The National Transportation Safety Board (NTSB) and the Federal Aviation Administration (FAA) were both at the scene Sunday investigating the accident, Gwaltney said.
Three of the people killed were passengers, with no plans to skydive, and one was the balloon’s pilot, police said.
They were identified on Monday as: Chayton Wiescholek, 28, from Union City, Michigan; Kaitlynn Bartrom, 28, from Andrews, Indiana; Atahan Kiliccote, 24, from Cupertino, California; and Cornelius van der Walt, 37, originally from South Africa, was the pilot. He lived in Eloy.
A 23-year-old woman from Scottsdale, Arizona, identified as Valerie Stutterheim, remained hospitalized Monday in critical condition, police said.
The balloon’s operator was identified by police as Droplyne Hot Air Balloon Rides.
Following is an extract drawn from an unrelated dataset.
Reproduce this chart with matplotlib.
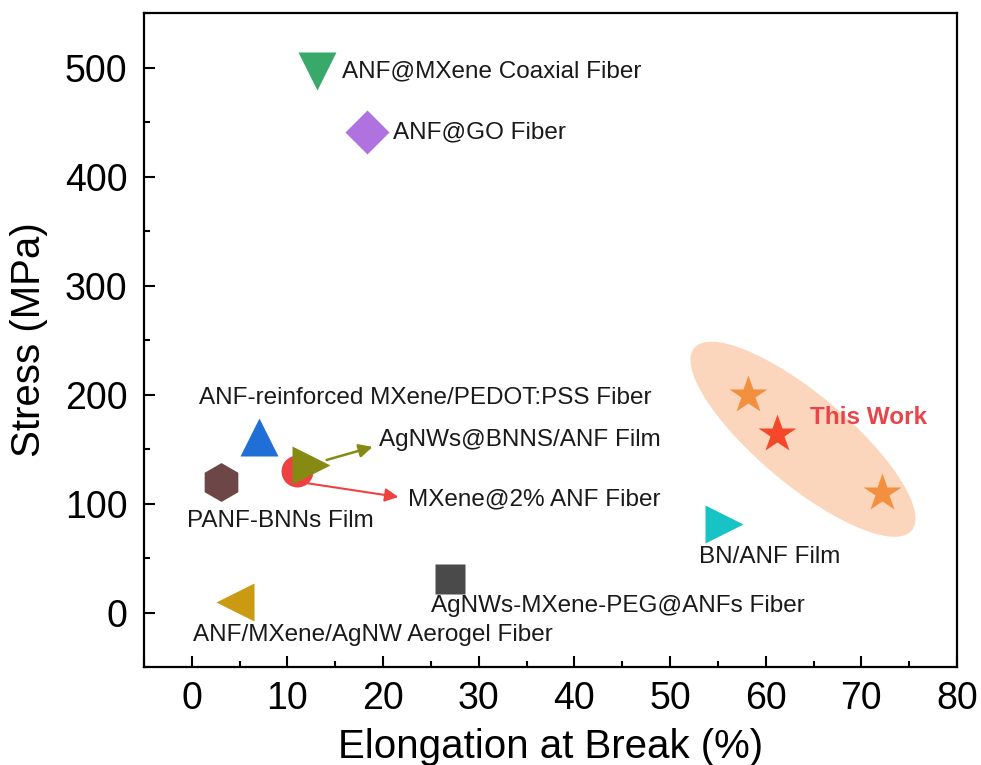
import matplotlib
matplotlib.use("Agg")
import matplotlib.pyplot as plt
from matplotlib.patches import Ellipse
from matplotlib.transforms import ScaledTranslation
from matplotlib.ticker import MultipleLocator

plt.rcParams['font.family'] = ['Liberation Sans', 'DejaVu Sans']

# literature points: name, elongation (%), stress (MPa)
names = ["ANF@MXene Coaxial Fiber", "ANF@GO Fiber",
         "ANF-reinforced MXene/PEDOT:PSS Fiber", "MXene@2% ANF Fiber",
         "AgNWs@BNNS/ANF Film", "PANF-BNNs Film",
         "ANF/MXene/AgNW Aerogel Fiber", "AgNWs-MXene-PEG@ANFs Fiber",
         "BN/ANF Film"]
elong = [13.1, 18.3, 7.0, 11.0, 12.5, 3.0, 4.5, 27.0, 55.6]
stress = [497, 441, 161, 130, 135, 120, 10, 31, 81]
markers = ["v", "D", "^", "o", ">", "h", "<", "s", ">"]
colors = ["#38a96a", "#b072de", "#1f6fd6", "#ee4242", "#868a12",
          "#6d4747", "#c99a12", "#4a4a4a", "#17c3c5"]
sizes = [27, 22, 27, 23, 27, 28, 27, 21, 27]

# label anchor (left edge, vertical centre) for each point
label_x = [15.7, 21.0, 0.8, 22.6, 19.6, -0.5, 0.1, 25.0, 53.0]
label_y = [496, 440, 197, 104, 158, 84, -21, 6, 51]

# this work
tw_elong = [58.2, 61.2, 72.2]
tw_stress = [200, 164, 110]
tw_colors = ["#f39040", "#f5472a", "#f39040"]

fig = plt.figure(figsize=(9.81, 7.65), dpi=100)
ax = fig.add_axes([0.1468, 0.128, 0.8287, 0.855])

# highlight ellipse around this work (size in inches, centred in data coords)
ell = Ellipse((0, 0), 2.84, 0.9, angle=-40, facecolor="#fbd6bd",
              edgecolor="none",
              transform=fig.dpi_scale_trans + ScaledTranslation(63.9, 159, ax.transData))
ax.add_patch(ell)

for i in range(len(names)):
    ax.plot(elong[i], stress[i], marker=markers[i], ms=sizes[i],
            color=colors[i], mec="none", ls="none", zorder=3)
    ax.text(label_x[i], label_y[i], names[i], fontsize=17.5,
            ha="left", va="center", color="#1a1a1a", zorder=4)

# arrows for the two overlapping points
ax.annotate("", xy=(18.9, 152), xytext=(14.1, 140),
            arrowprops=dict(arrowstyle="-|>", color=colors[4], lw=1.8,
                            mutation_scale=20, shrinkA=0, shrinkB=0), zorder=5)
ax.annotate("", xy=(21.6, 106), xytext=(11.8, 119),
            arrowprops=dict(arrowstyle="-|>", color=colors[3], lw=1.5,
                            mutation_scale=20, shrinkA=0, shrinkB=0), zorder=2)

for x, y, c in zip(tw_elong, tw_stress, tw_colors):
    ax.plot(x, y, marker="*", ms=29, color=c, mec="none", ls="none", zorder=3)
ax.text(64.6, 179, "This Work", fontsize=17.5, fontweight="bold",
        color="#e8454a", ha="left", va="center", zorder=4)

ax.set_xlim(-5, 80)
ax.set_ylim(-50, 550)
ax.xaxis.set_major_locator(MultipleLocator(10))
ax.xaxis.set_minor_locator(MultipleLocator(5))
ax.yaxis.set_major_locator(MultipleLocator(100))
ax.yaxis.set_minor_locator(MultipleLocator(50))
ax.tick_params(which="both", direction="in", width=1.5, top=False, right=False,
               labelsize=27)
ax.tick_params(which="major", length=8)
ax.tick_params(which="minor", length=4)
ax.tick_params(axis="y", pad=12)
ax.tick_params(axis="x", pad=10)
for s in ax.spines.values():
    s.set_linewidth(1.6)

ax.set_xlabel("Elongation at Break (%)", fontsize=29, labelpad=8)
ax.set_ylabel("Stress (MPa)", fontsize=29, labelpad=12)

fig.savefig("out.png", dpi=100)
The company, listed as based in Eloy, did not immediately respond to an email and call seeking comment Monday.
A website for Droplyne Hot Air Balloon Rides states that the company was formed by van der Walt in 2017 and that it has “a perfect safety record.”
“When we doubt safety, in cases of marginal weather, we do not fly, and the pilot in command always has the last and final say,” the website states.
Balloon riders have the opportunity to either jump from the basket or watch skydivers take the plunge, according to the website.
Eloy Mayor Micah Powell said his city has the world’s largest skydiving drop zone and a very large skydiving community that is taking the tragedy hard.
“I know how devastated they are from a distance just because of how close-knit they are. They live and breathe this sport,” he told reporters Sunday.
Police said additional information will be released as it becomes available.